Who has comprehended its unfathomable vastness?
Yet, the Bible says of God, “He determines the number of the stars and calls them each by name. Great is our Lord and mighty in power; his understanding has no limit.” (Psalm 147:4-5)
Our God spoke the Universe into existence by his powerful Word. He created each galaxy, each star and each person and knows them all by name. What an amazingly huge and powerful God we have!
“When I consider your heavens, the work of your fingers, the moon and the stars, which you have set in place, what is man that you are mindful of him, the son of man that you care for him?” (Psalm 8:3-4)
I vividly remember the night I first really saw the Milky Way. I walked out of a restaurant near Uluru (Ayer’s Rock) in the Great Australian Outback, and despite the lights of the little tourist village, the brilliance of the Milky Way instantly commanded my full attention. In that clear, desert atmosphere, away from the pervasive light pollution I had always known, I was all of a sudden confronted with the grandeur of the universe. Seeing its true, unsullied magnificence impacted me greatly that night and made me realize just how small I am in the Universe (and yet amazingly, I am still personally known and loved by God).

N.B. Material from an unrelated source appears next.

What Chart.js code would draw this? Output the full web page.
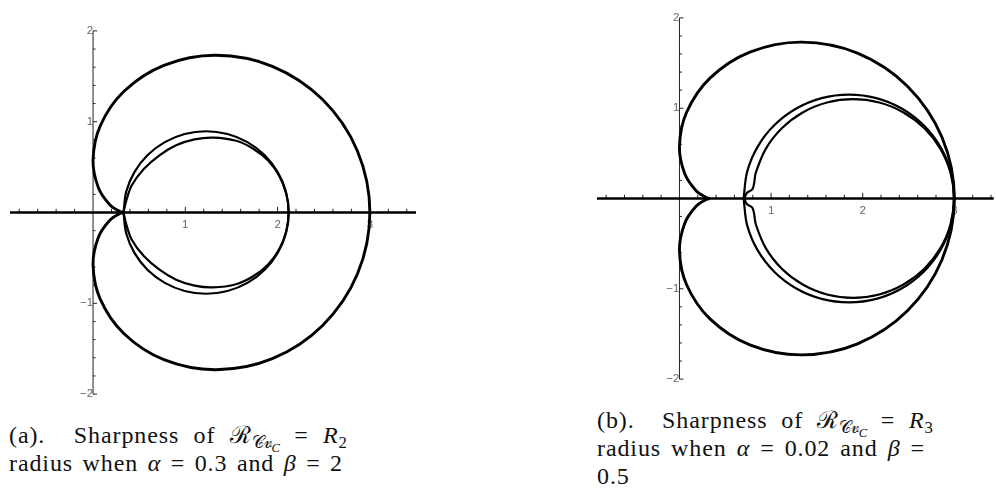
<!DOCTYPE html>
<html>
<head>
<meta charset="utf-8">
<script src="https://cdn.jsdelivr.net/npm/chart.js@4.4.1/dist/chart.umd.min.js"></script>
<style>
  body { margin: 0; background: #fff; width: 996px; height: 488px; overflow: hidden; position: relative; }
  canvas { position: absolute; }
  #plotA { left: 0; top: 18px; }
  #plotB { left: 587px; top: 5px; }
  .cap { position: absolute; font-family: 'Liberation Serif', 'Times New Roman', serif; font-size: 24px; letter-spacing: 0.9px; line-height: 28px; color: #111; }
  .cap div { text-align: justify; text-align-last: justify; white-space: nowrap; }
  .cap sub { font-size: 70%; vertical-align: -0.3em; line-height: 0; letter-spacing: 0; }
  .cap sub sub { font-size: 75%; vertical-align: -0.35em; }
</style>
</head>
<body>
<canvas id="plotA" width="426" height="389"></canvas>
<canvas id="plotB" width="409" height="387"></canvas>

<div class="cap" style="left:9px; top:421px;">
  <div style="width:338px">(a).&nbsp; Sharpness of ℛ<sub>𝒞𝓋<sub><i>C</i></sub></sub> = <i>R</i><sub>2</sub></div>
  <div style="width:334px">radius when <i>α</i> = 0.3 and <i>β</i> = 2</div>
</div>
<div class="cap" style="left:597px; top:406px;">
  <div style="width:336px">(b).&nbsp; Sharpness of ℛ<sub>𝒞𝓋<sub><i>C</i></sub></sub> = <i>R</i><sub>3</sub></div>
  <div style="width:328px">radius when <i>α</i> = 0.02 and <i>β</i> =</div>
  <div style="text-align:left; text-align-last:left">0.5</div>
</div>

<script>
// outer boundary, the same in both panels: from the cusp, down round (3,0) and back up to the cusp
var outerX = [0.333, 0.290, 0.179, 0.057, 0, 0.078, 0.333, 0.768, 1.333, 1.943, 2.488, 2.865, 3,
              2.865, 2.488, 1.943, 1.333, 0.768, 0.333, 0.078, 0, 0.057, 0.179, 0.290, 0.333];
var outerY = [0, -0.012, -0.089, -0.276, -0.577, -0.955, -1.333, -1.621, -1.732, -1.610, -1.244, -0.678, 0,
              0.678, 1.244, 1.610, 1.732, 1.621, 1.333, 0.955, 0.577, 0.276, 0.089, 0.012, 0];

// panel (a): the two inner closed curves
var a1X = [0.330, 0.360, 0.450, 0.592, 0.778, 0.993, 1.225, 1.457, 1.673, 1.858, 2.000, 2.090, 2.120,
           2.090, 2.000, 1.858, 1.673, 1.457, 1.225, 0.993, 0.778, 0.592, 0.450, 0.360, 0.330];
var a1Y = [0, -0.232, -0.448, -0.633, -0.775, -0.864, -0.895, -0.864, -0.775, -0.633, -0.448, -0.232, 0,
           0.232, 0.448, 0.633, 0.775, 0.864, 0.895, 0.864, 0.775, 0.633, 0.448, 0.232, 0];
var a2X = [0.33, 0.36, 0.42, 0.55, 0.72, 0.90, 1.10, 1.30, 1.55, 1.74, 1.90, 2.02, 2.095, 2.12,
           2.095, 2.02, 1.90, 1.74, 1.55, 1.30, 1.10, 0.90, 0.72, 0.55, 0.42, 0.36, 0.33];
var a2Y = [0, -0.13, -0.30, -0.48, -0.63, -0.74, -0.805, -0.825, -0.79, -0.70, -0.57, -0.40, -0.20, 0,
           0.20, 0.40, 0.57, 0.70, 0.79, 0.825, 0.805, 0.74, 0.63, 0.48, 0.30, 0.13, 0];

// panel (b): the two inner closed curves
var b1X = [0.700, 0.739, 0.854, 1.037, 1.275, 1.552, 1.850, 2.148, 2.425, 2.663, 2.846, 2.961, 3.000,
           2.961, 2.846, 2.663, 2.425, 2.148, 1.850, 1.552, 1.275, 1.037, 0.854, 0.739, 0.700];
var b1Y = [0, -0.298, -0.575, -0.813, -0.996, -1.111, -1.150, -1.111, -0.996, -0.813, -0.575, -0.298, 0,
           0.298, 0.575, 0.813, 0.996, 1.111, 1.150, 1.111, 0.996, 0.813, 0.575, 0.298, 0];
var b2X = [0.707, 0.735, 0.795, 0.815, 0.833, 0.942, 1.117, 1.345, 1.610, 1.895, 2.180, 2.445, 2.673, 2.848, 2.958, 2.995,
           2.958, 2.848, 2.673, 2.445, 2.180, 1.895, 1.610, 1.345, 1.117, 0.942, 0.833, 0.815, 0.795, 0.735, 0.707];
var b2Y = [0, -0.06, -0.10, -0.17, -0.285, -0.55, -0.778, -0.953, -1.063, -1.10, -1.063, -0.953, -0.778, -0.55, -0.285, 0,
           0.285, 0.55, 0.778, 0.953, 1.063, 1.10, 1.063, 0.953, 0.778, 0.55, 0.285, 0.17, 0.10, 0.06, 0];

// labelled ticks on the axes
var xTickLabels = [1, 2, 3];
var yTickLabels = [-2, -1, 1, 2];
var minorStep = 0.2;

function pts(xs, ys) {
  return xs.map(function (x, i) { return { x: x, y: ys[i] }; });
}

function curve(xs, ys, w) {
  return { data: pts(xs, ys), showLine: true, borderColor: '#000', borderWidth: w,
           pointRadius: 0, tension: 0.34, fill: false };
}

// every 0.2 along the scale, leaving out the origin
function minorTicks(scale) {
  var t = [];
  for (var k = Math.ceil(scale.min / minorStep - 1e-9); k * minorStep <= scale.max + 1e-9; k++) {
    if (k !== 0) t.push({ value: +(k * minorStep).toFixed(1) });
  }
  scale.ticks = t;
}

function labelFrom(list) {
  return function (v) {
    var r = Math.round(v * 10) / 10;
    if (list.indexOf(r) < 0) return '';
    return r < 0 ? '\u2212' + Math.abs(r) : String(r);
  };
}

// axes through the origin with small inward tick marks
var axesPlugin = {
  id: 'originAxes',
  beforeDatasetsDraw: function (chart) {
    var ctx = chart.ctx, xs = chart.scales.x, ys = chart.scales.y;
    var x0 = xs.getPixelForValue(0), y0 = ys.getPixelForValue(0);
    ctx.save();
    ctx.strokeStyle = '#222';
    ctx.lineWidth = 1;
    ctx.beginPath();
    ctx.moveTo(x0, ys.top);
    ctx.lineTo(x0, ys.bottom);
    ys.ticks.forEach(function (t) {
      var p = ys.getPixelForValue(t.value);
      var len = Number.isInteger(t.value) ? 4 : 2.5;
      ctx.moveTo(x0, p);
      ctx.lineTo(x0 + len, p);
    });
    xs.ticks.forEach(function (t) {
      var p = xs.getPixelForValue(t.value);
      var len = Number.isInteger(t.value) ? 4.5 : 2.5;
      ctx.moveTo(p, y0);
      ctx.lineTo(p, y0 - 1.2 - len);
    });
    ctx.stroke();
    ctx.strokeStyle = '#000';
    ctx.lineWidth = 2.6;
    ctx.beginPath();
    ctx.moveTo(xs.left, y0);
    ctx.lineTo(xs.right, y0);
    ctx.stroke();
    ctx.restore();
  }
};

function makePlot(id, datasets, xMin, xMax, pad) {
  var tickFont = { family: 'Liberation Sans', size: 11.5 };
  return new Chart(document.getElementById(id), {
    type: 'scatter',
    data: { datasets: datasets },
    plugins: [axesPlugin],
    options: {
      responsive: false,
      animation: false,
      events: [],
      layout: { padding: pad },
      plugins: { legend: { display: false }, tooltip: { enabled: false } },
      scales: {
        x: {
          type: 'linear', min: xMin, max: xMax, position: { y: 0 },
          grid: { display: false, drawTicks: false }, border: { display: false },
          afterBuildTicks: minorTicks,
          ticks: { autoSkip: false, maxRotation: 0, padding: 5, color: '#666', font: tickFont,
                   callback: labelFrom(xTickLabels) }
        },
        y: {
          type: 'linear', min: -2, max: 2, position: { x: 0 },
          grid: { display: false, drawTicks: false }, border: { display: false },
          afterBuildTicks: minorTicks,
          ticks: { autoSkip: false, padding: 6, color: '#666', font: tickFont,
                   callback: labelFrom(yTickLabels) }
        }
      }
    }
  });
}

makePlot('plotA', [
  curve(outerX, outerY, 2.9),
  curve(a1X, a1Y, 2.2),
  curve(a2X, a2Y, 2.2)
], -0.9, 3.5, { left: 10, right: 10, top: 10, bottom: 10 });

makePlot('plotB', [
  curve(outerX, outerY, 2.9),
  curve(b1X, b1Y, 2.2),
  curve(b2X, b2Y, 2.2)
], -0.9, 3.43, { left: 10, right: 0, top: 10, bottom: 10 });
</script>
</body>
</html>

Here in Tasmania we also have very dark skies, especially when looking south over the Southern Ocean. Every time I gaze up at the stars here, even on a casual walk around my neighbourhood, I am always humbled underneath its great brilliance.
I photographed this panorama of the Milky Way from Goat’s Bluff, South Arm, Tasmania, which is about a half hour southeast of Hobart. I snapped it while I was waiting for the Aurora Australis.
(See my other two photos of the Aurora Australis that night: Aurora Australis Over Goat’s Bluff, South Arm, Tasmania, Australia and Aurora Australis Over Lighthouse Panorama).)
The Southern Lights are visible as a faint glow at the bottom of this panorama, but unfortunately due to a burnoff, the pink glow of the aurora was tinted brown with smoke. However, it still brings a nice ambience to the photo.